First of all what is metaphysics? Metaphysics is not a monolith, like some people think nowadays. Who knows the history of western thought knows that metaphysics is the history of metaphysics. Metaphysics is the history of the single metaphysical doctrines that followed in the intellectual journey of the West. Let's take, for example the attitude of a person who likes Saint-Martin, who doesn't know modern and contemporary thought. He prefers to stop at Saint-Martin. In the name of Saint-Martin he refuses the philosophical nineteenth and twentieth centuries and the whole contemporary era, which perhaps he is not able to study.

The fact is that he trusts, he has fides that Saint-Martin's system is superior and able to refuse all that separates contemporariness from the French theosophist.
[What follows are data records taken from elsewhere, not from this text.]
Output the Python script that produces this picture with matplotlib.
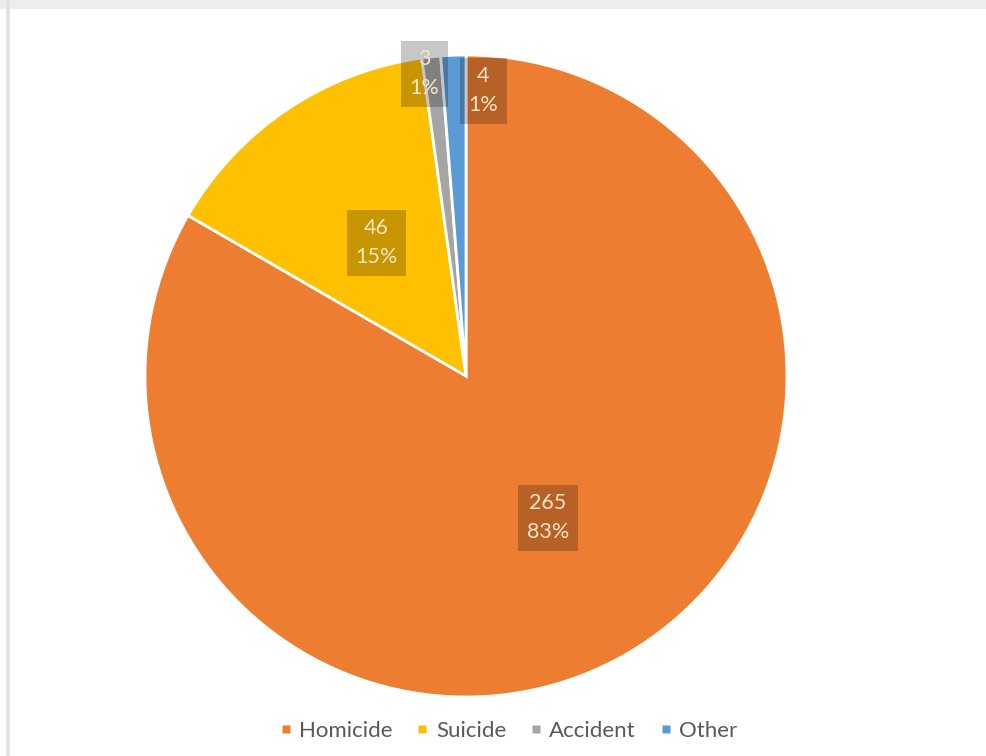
import numpy as np
import matplotlib.pyplot as plt
from matplotlib.lines import Line2D

plt.rcParams['font.family'] = ['Lato', 'DejaVu Sans']

# 死因分布
categories = ['Homicide', 'Suicide', 'Accident', 'Other']
counts = [265, 46, 3, 4]
percent_labels = ['83%', '15%', '1%', '1%']
colors = ['#ED7D31', '#FFC000', '#A5A5A5', '#5B9BD5']

fig = plt.figure(figsize=(9.87, 7.56), dpi=100)
W, H = 987, 756

# 外框
fig.patches.append(plt.Rectangle((0, 1 - 9 / H), 1, 9 / H, transform=fig.transFigure,
                                 facecolor='#EDEDED', edgecolor='none', zorder=0))
fig.patches.append(plt.Rectangle((6 / W, 0), 4 / W, 1, transform=fig.transFigure,
                                 facecolor='#E3E3E3', edgecolor='none', zorder=0))

cx, cy, r = 466, 376, 321
ax = fig.add_axes([(cx - r) / W, 1 - (cy + r) / H, 2 * r / W, 2 * r / H])

wedges, _ = ax.pie(counts, colors=colors, startangle=90, counterclock=False,
                   radius=1, wedgeprops=dict(edgecolor='white', linewidth=2))
ax.set_xlim(-1, 1)
ax.set_ylim(-1, 1)
ax.set_aspect('equal')
ax.axis('off')

# 标签位置：半径比例和角度偏移
label_dist = [0.51, 0.50, 0.95, 0.89]
angle_shift = [0, 0, 1.6, -5.7]
for w, n, p, d, s in zip(wedges, counts, percent_labels, label_dist, angle_shift):
    theta = np.deg2rad((w.theta1 + w.theta2) / 2 + s)
    ax.text(d * np.cos(theta), d * np.sin(theta), f'{n}\n{p}',
            ha='center', va='center', fontsize=15.5, color='#F5E6C8',
            linespacing=1.55,
            bbox=dict(boxstyle='square,pad=0.4', facecolor='black', alpha=0.22,
                      edgecolor='none'),
            clip_on=False)

handles = [Line2D([], [], marker='s', linestyle='none', markersize=6,
                  markerfacecolor=c, markeredgecolor='none') for c in colors]
fig.legend(handles, categories, loc='center', bbox_to_anchor=(0.515, 1 - 731 / H),
           ncol=4, frameon=False, fontsize=16, labelcolor='#595959',
           handlelength=0.6, handletextpad=0.3, columnspacing=1.05)

fig.savefig('out.png', dpi=100)
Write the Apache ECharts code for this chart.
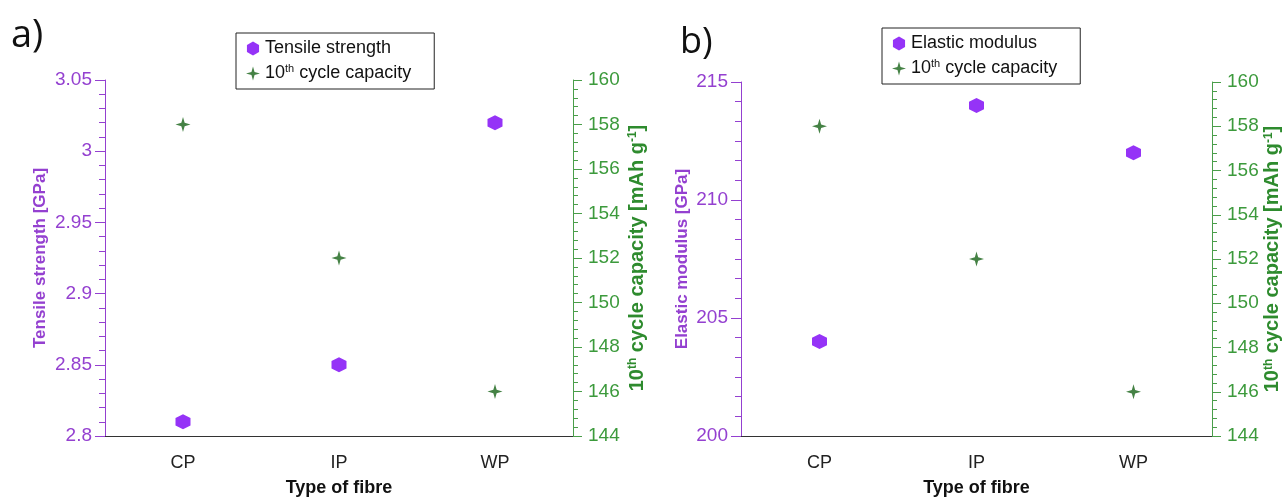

The obstinate clinging to his doctrine is faith, a dogma, because it escapes reflection and the impact with modernity.

Whoever takes philosophy seriously, or the branch of philosophy that is metaphysics, knows that conscience is not something given once for all, but it evolves or regresses with history. The thought and conviction of contemporary man are not the same as the man of the eighteenth century. They are separated by the booming of techno-science, the secularization produced by laicism, flexible economy, the spreading of human sciences, etc… We are not any more the men who listened to and followed Saint-Martin. We live in the restless today and we must think in our historical-social condition, in the hic et nunc of post-modern deconsecrating.

It is not an ethical choice. When I write about homo religiosus I don't mean to state the possibility of an immutable essence; rather of an anthropological attitude to be historically declined . Metaphysics is the history of single metaphysical doctrines, where each overcomes the previous one. The spiritual attitude, the sacer is an anthropological dimension that doesn't necessarily require the faith in God or in a theological-metaphysical doctrine. If thinking makes sense, rather than simply believing, I must elaborate the ways which the spiritual attitude of contemporary man can be declined. I must decline the homo religiosus in the present tense.